ARC, COLLISIONAL AND SLAB-FAILURE MAGMATISM WITHIN THE CORDILLERAN OROGEN OF NORTH AMERICA
Some of these problems and/or inconsistencies are: (1) the overall paucity of rift volcanics on the Cordilleran margin; (2) robust paleomagnetic data which indicate that much of the Cordillera west of the cratonic terrace did not ultimately dock with the craton until about 60-50 Ma; (3) Mesozoic plutonic rocks of the US Great Basin with isotopic compositions inconsistent with derivation from North American crust; (4) 1.2-1.0 Ga metamorphism and deformation of the Belt-Purcell metasedimentary rocks that are unknown in northwestern North America and suggest long-distance transport; (5) persistent and atypical Paleozoic alkaline magmatism in postulated continental slope-rise rocks from Alaska to Mexico and Belt-Purcell cover in Idaho-Montana; (6) Triassic conglomerate, containing clasts of eclogite and blueschist unconformably overlies rocks of the Cassiar platform and Selwyn basin, indicating thrust emplacement and terrane amalgamation in the Triassic, not the Jurassic; (7) continuous foredeep sedimentation on the North American platform didn’t start until about 124 Ma, indicating that the Panthalassic basin hadn’t yet closed; and (8) it fails to adequately account for the voluminous 120-80 Ma Cordilleran-type batholiths, the Laramide thick-skinned belt, and regional Cenozoic extensional tectonism and metamorphic core complexes.
Many of the difficult-to-explain features in the conjectural back-arc model are readily explained and integrated into an actualistic model if the orogeny was caused by failed westerly-directed subduction of the segmented western margin of North America beneath an arc-bearing superterrane, which I call Rubia. Prior to collision, magmatism within the upper plate was highly varied and reflected the complexities of terrane amalgamation. By the Jurassic, the newly consolidated Rubian superterrane became the site of continental arc magmatism, with most eruptions taking place in low-lying areas at or near sea level. This is typical of nearly all modern continental arcs, such as Kamchatka, the Alaskan Peninsula, Central America, Japan, the Cascades, New Zealand, Central America, and Italy, all of which are dominantly low standing, even though individual volcanoes might be very tall. At about 124 Ma – based on widespread deposition of intraplatformal gravels directly beneath the foredeep – the North American platform entered the trench beneath the superterrane, and the sediment-rich distal part of the margin started to dewater, which generated voluminous basalt that rose into the crust to produce the intense magmatic flare-up, crustal reorganization, and uplift typical of Cordilleran-type batholiths. This is in keeping with the observation that even very long-lived subduction of oceanic crust and its veneer of abyssal sediment cannot produce the intense magmatic flux necessary to create Cordilleran batholiths.

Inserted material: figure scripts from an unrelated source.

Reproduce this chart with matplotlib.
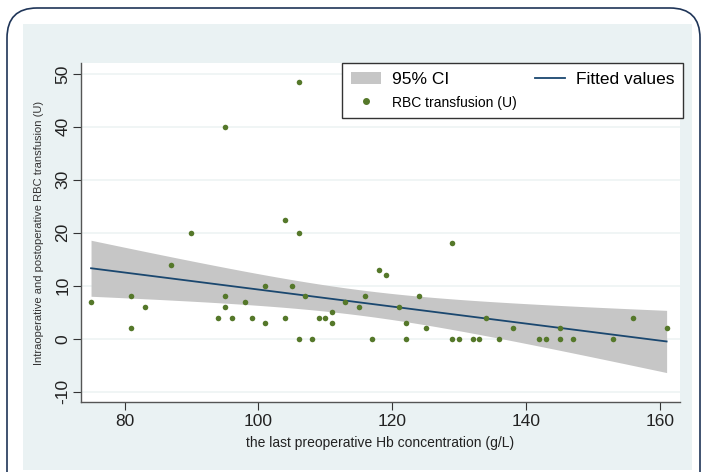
import numpy as np
import matplotlib
matplotlib.use("Agg")
import matplotlib.pyplot as plt
from matplotlib.patches import FancyBboxPatch, Rectangle, Patch
from matplotlib.lines import Line2D
from matplotlib.transforms import IdentityTransform

plt.rcParams['font.family'] = ['Liberation Sans', 'DejaVu Sans']
plt.rcParams['axes.unicode_minus'] = False

# Data
hb = [75, 81, 81, 83, 87, 90, 94, 95, 95, 95, 96, 98, 99, 101, 101, 104, 104, 105,
      106, 106, 106, 107, 108, 109, 110, 111, 111, 113, 115, 116, 117, 118, 119,
      121, 122, 122, 124, 125, 129, 129, 130, 132, 133, 134, 136, 138, 142, 143,
      145, 145, 147, 153, 156, 161]
rbc = [7, 8, 2, 6, 14, 20, 4, 8, 6, 40, 4, 7, 4, 10, 3, 22.5, 4, 10,
       48.5, 20, 0, 8, 0, 4, 4, 5, 3, 7, 6, 8, 0, 13, 12,
       6, 3, 0, 8, 2, 18, 0, 0, 0, 0, 4, 0, 2, 0, 0,
       2, 0, 0, 0, 4, 2]
xticks = [80, 100, 120, 140, 160]
yticks = [-10, 0, 10, 20, 30, 40, 50]
t_crit = 2.007  # t(0.975, df=52)

x = np.array(hb, float)
y = np.array(rbc, float)
n = len(x)
b1, b0 = np.polyfit(x, y, 1)
xs = np.linspace(x.min(), x.max(), 100)
yfit = b0 + b1 * xs
resid = y - (b0 + b1 * x)
s = np.sqrt(np.sum(resid ** 2) / (n - 2))
se = s * np.sqrt(1.0 / n + (xs - x.mean()) ** 2 / np.sum((x - x.mean()) ** 2))
lo, hi = yfit - t_crit * se, yfit + t_crit * se

W, H = 702, 472
fig = plt.figure(figsize=(W / 100, H / 100), dpi=100)
fig.patch.set_facecolor('white')

# outer rounded border
border = FancyBboxPatch((7, -40), 693, 472 - 8 + 40, boxstyle="round,pad=0,rounding_size=30",
                        transform=IdentityTransform(), facecolor='white',
                        edgecolor='#1f3558', linewidth=1.2, zorder=-3)
fig.patches.append(border)
# inner panel
panel = Rectangle((23, 472 - 470), 692 - 23, 470 - 24, transform=IdentityTransform(),
                  facecolor='#eaf2f3', edgecolor='none', zorder=-2)
fig.patches.append(panel)

L, R, T, B = 81, 680, 63, 402
ax = fig.add_axes([L / W, 1 - B / H, (R - L) / W, (B - T) / H])
ax.set_facecolor('white')
ax.set_xlim(73.5, 163.0)
ax.set_ylim(-11.95, 52.05)

for yt in yticks:
    ax.axhline(yt, color='#eef3f4', lw=1.2, zorder=0)

ax.fill_between(xs, lo, hi, color='#c6c6c6', lw=0, zorder=1)
ax.plot(xs, yfit, color='#1a476f', lw=1.3, zorder=2)
ax.scatter(x, y, s=16, color='#55782a', lw=0, zorder=3)

for sp in ['top', 'right']:
    ax.spines[sp].set_visible(False)
for sp in ['left', 'bottom']:
    ax.spines[sp].set_color('#555555')
    ax.spines[sp].set_linewidth(1.0)

ax.set_xticks(xticks)
ax.set_yticks(yticks)
ax.tick_params(axis='both', direction='out', length=6, width=0.8, color='#333333',
               labelsize=12.5, labelcolor='#222222')
ax.tick_params(axis='x', pad=3)
ax.tick_params(axis='y', pad=1.5)
for lab in ax.get_yticklabels():
    lab.set_rotation(90)
    lab.set_va('center')

ax.set_xlabel('the last preoperative Hb concentration (g/L)', fontsize=10, color='#222222', labelpad=5)
ax.set_ylabel('Intraoperative and postoperative RBC transfusion (U)', fontsize=8, color='#333333', labelpad=8)

handles = [Patch(facecolor='#c6c6c6', edgecolor='none'),
           Line2D([], [], ls='none', marker='o', ms=4, color='#55782a'),
           Line2D([], [], color='#1a476f', lw=1.3)]
labels = ['95% CI', 'RBC transfusion (U)', 'Fitted values']
leg = ax.legend(handles, labels, ncol=2, loc='upper right', bbox_to_anchor=(1.005, 1.0),
                borderaxespad=0, frameon=True, fancybox=False, edgecolor='#333333',
                framealpha=1, borderpad=0.5, handlelength=1.7, columnspacing=1.1,
                labelspacing=0.45, handletextpad=0.63, fontsize=12.5)
leg.get_frame().set_linewidth(1.0)
leg.get_texts()[1].set_fontsize(10)

fig.savefig('out.png', dpi=100)
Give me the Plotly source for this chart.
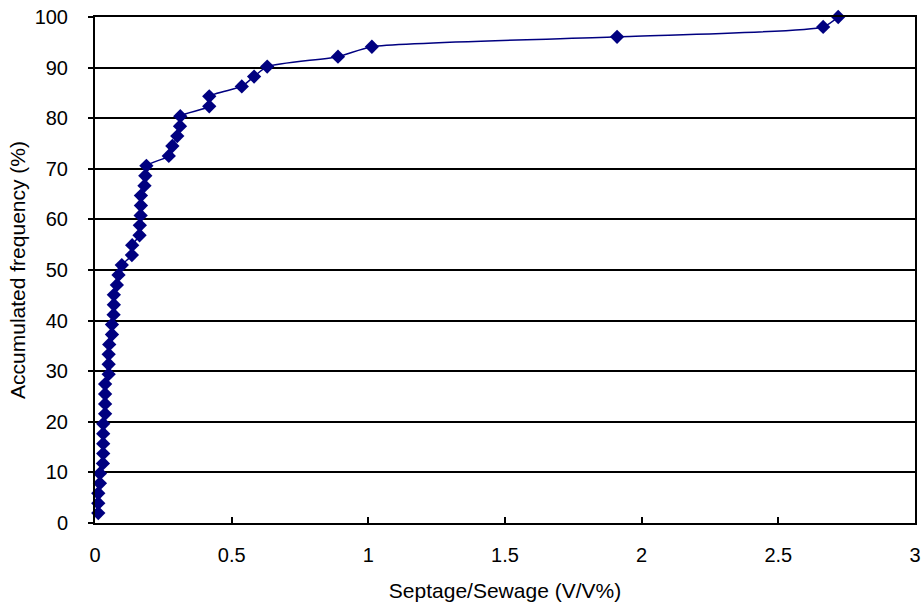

By 80 Ma the difficulty of subducting an old craton had slowed convergence such that convection in the asthenospheric wedge stalled and magmatism ceased. Within 5 my the North American plate failed, which not only led to the subduction of the transitional outer crust with its slope-rise sediments and rift-facies rocks; but also to (1) shutdown of the thin-skinned thrusting in the fold-thrust belt; (2) uplift, exhumation and gravitational collapse in the hinterland belt and in the Coast plutonic complex; (3) linear belts of slab break-off magmatism and associated porphyry copper deposits; and (4) thick-skinned basement-involved folding and thrusting within the Great Basin segment. The slab failure magmatism apparently died by 60 Ma, but by 53 Ma new easterly-directed subduction led to magmatism in the Canadian and Sonoran segments of the orogen. Subsequent magmatism reflected the interplay between eastward subduction and collapse of the orogenic highlands during the Miocene to produce the Basin and Range extensional province.